@Skhool Account def check this video out. Before the end of the year if you take a snapshot of your account and all assets you can establish that as your baseline cost basis. https://youtu.be/AlX37iJdyy8
@Skhool Account from what I have researched the loan of usdl has no tax on that amount of money, and a taxable event requires a purchase then a sell and the difference from your cost basis (what you bought it for). Because the PLS is being liquidated or sold it would be considered a loss. Also airdrops are taxable as well :( that would be amazing if the rumors that Trump will remove capital gains taxes on Crypto is true!

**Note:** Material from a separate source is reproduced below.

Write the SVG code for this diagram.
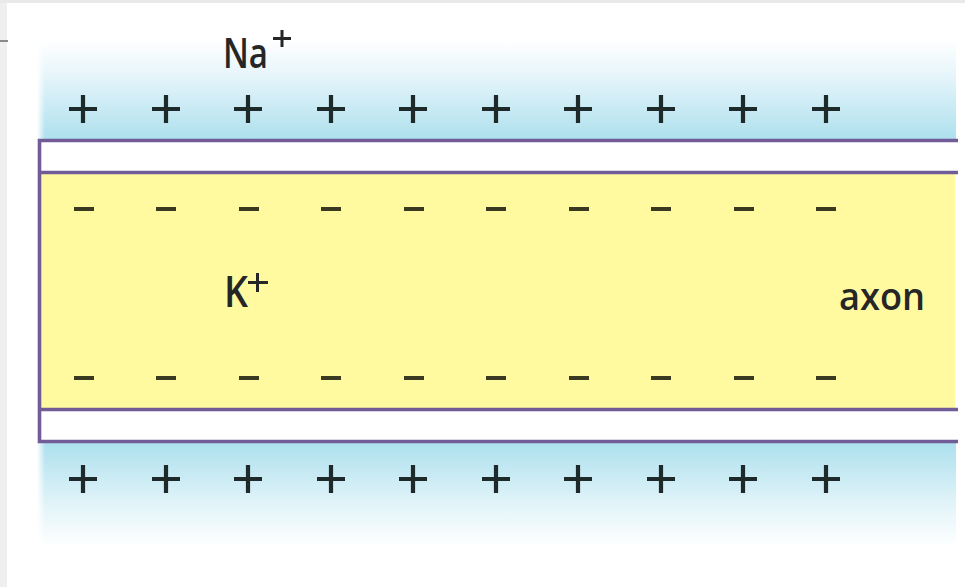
<svg xmlns="http://www.w3.org/2000/svg" width="965" height="587" viewBox="0 0 965 587">
  <defs>
    <linearGradient id="blueTop" x1="0" y1="0" x2="0" y2="1">
      <stop offset="0" stop-color="#ffffff"/>
      <stop offset="0.35" stop-color="#e6f5fa"/>
      <stop offset="1" stop-color="#ade0ee"/>
    </linearGradient>
    <linearGradient id="blueBot" x1="0" y1="0" x2="0" y2="1">
      <stop offset="0" stop-color="#ade0ee"/>
      <stop offset="0.6" stop-color="#e3f4f9"/>
      <stop offset="1" stop-color="#ffffff"/>
    </linearGradient>
    <linearGradient id="fadeL" x1="0" y1="0" x2="1" y2="0">
      <stop offset="0" stop-color="#ffffff" stop-opacity="1"/>
      <stop offset="1" stop-color="#ffffff" stop-opacity="0"/>
    </linearGradient>
    <g id="plus">
      <path d="M-14 0 H14 M0 -14 V14" stroke="#1e2a2a" stroke-width="4.2" fill="none"/>
    </g>
    <g id="minus">
      <path d="M-10 0 H10" stroke="#3a3a22" stroke-width="4" fill="none"/>
    </g>
  </defs>
  <style>
    .lbl { font-family: "Open Sans", "Liberation Sans", sans-serif; font-weight: 600; fill: #262626; }
    .mem { stroke: #725c98; stroke-width: 3.6; fill: none; }
  </style>

  <rect x="0" y="0" width="965" height="587" fill="#ffffff"/>
  <rect x="0" y="0" width="965" height="3" fill="#e9e9e9"/>
  <rect x="0" y="3" width="7" height="584" fill="#efefef"/>
  <rect x="0" y="40" width="8" height="2" fill="#8a8a8a"/>

  <g id="extracellular-top">
    <rect x="37" y="40" width="919" height="100" fill="url(#blueTop)"/>
    <rect x="37" y="40" width="8" height="100" fill="url(#fadeL)"/>
  </g>
  <g id="extracellular-bottom">
    <rect x="37" y="443" width="919" height="104" fill="url(#blueBot)"/>
    <rect x="37" y="443" width="8" height="104" fill="url(#fadeL)"/>
  </g>

  <g id="membrane-top">
    <rect x="39" y="141" width="919" height="31" fill="#ffffff"/>
  </g>
  <g id="membrane-bottom">
    <rect x="39" y="411" width="919" height="31" fill="#ffffff"/>
  </g>
  <g id="axon">
    <rect x="40" y="173" width="915" height="236" fill="#fffaa0"/>
    <text class="lbl" x="839" y="310" font-size="38" textLength="86" lengthAdjust="spacingAndGlyphs">axon</text>
  </g>

  <g id="connectors">
    <path class="mem" d="M958 140.5 H39.5 V441.5 H958"/>
    <path class="mem" d="M39.5 172.5 H958"/>
    <path class="mem" d="M39.5 409.5 H958"/>
  </g>

  <g id="label-na">
    <text class="lbl" x="223" y="68" font-size="42" textLength="45" lengthAdjust="spacingAndGlyphs">Na</text>
    <path d="M273 38.5 H291 M282 30 V47" stroke="#262626" stroke-width="3" fill="none"/>
  </g>
  <g id="label-k">
    <text class="lbl" x="224" y="307" font-size="43" textLength="24" lengthAdjust="spacingAndGlyphs">K</text>
    <path d="M248 282.5 H268 M257.5 273 V292" stroke="#262626" stroke-width="3" fill="none"/>
  </g>

  <g id="charges-top-plus">
    <use href="#plus" x="83" y="109"/><use href="#plus" x="166" y="109"/><use href="#plus" x="248" y="109"/><use href="#plus" x="331" y="109"/><use href="#plus" x="413" y="109"/><use href="#plus" x="496" y="109"/><use href="#plus" x="578" y="109"/><use href="#plus" x="661" y="109"/><use href="#plus" x="743" y="109"/><use href="#plus" x="826" y="109"/>
  </g>
  <g id="charges-bottom-plus">
    <use href="#plus" x="83" y="479"/><use href="#plus" x="166" y="479"/><use href="#plus" x="248" y="479"/><use href="#plus" x="331" y="479"/><use href="#plus" x="413" y="479"/><use href="#plus" x="496" y="479"/><use href="#plus" x="578" y="479"/><use href="#plus" x="661" y="479"/><use href="#plus" x="743" y="479"/><use href="#plus" x="826" y="479"/>
  </g>
  <g id="charges-top-minus">
    <use href="#minus" x="84" y="209"/><use href="#minus" x="166" y="209"/><use href="#minus" x="249" y="209"/><use href="#minus" x="331" y="209"/><use href="#minus" x="414" y="209"/><use href="#minus" x="496" y="209"/><use href="#minus" x="579" y="209"/><use href="#minus" x="661" y="209"/><use href="#minus" x="744" y="209"/><use href="#minus" x="826" y="209"/>
  </g>
  <g id="charges-bottom-minus">
    <use href="#minus" x="84" y="378"/><use href="#minus" x="166" y="378"/><use href="#minus" x="249" y="378"/><use href="#minus" x="331" y="378"/><use href="#minus" x="414" y="378"/><use href="#minus" x="496" y="378"/><use href="#minus" x="579" y="378"/><use href="#minus" x="661" y="378"/><use href="#minus" x="744" y="378"/><use href="#minus" x="826" y="378"/>
  </g>
</svg>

I think it largely depends on your starting position, the size of your investment, and your confidence in the fundamentals. If you’re starting with a smaller position, allocating a large percentage to a liquidity pool (LP) can be risky compared to holding for long-term gains, so initially, the focus might be more on accumulation. Once you’ve built a position and feel comfortable setting aside a small portion for LP—understanding there’s a risk of loss—you can determine the percentage based on your risk tolerance. Running scenarios with different percentages can help you gauge if your long-term position remains comfortable for you. My goal along the way would be to eventually withdraw my initial investment, so I’m operating solely on profits and yield. At that point, I can adjust percentages based on my needs, using the yield to increase both my long-term holdings and LP position. Since market conditions are always changing, there’s no single perfect percentage, and adjustments will likely be necessary over time.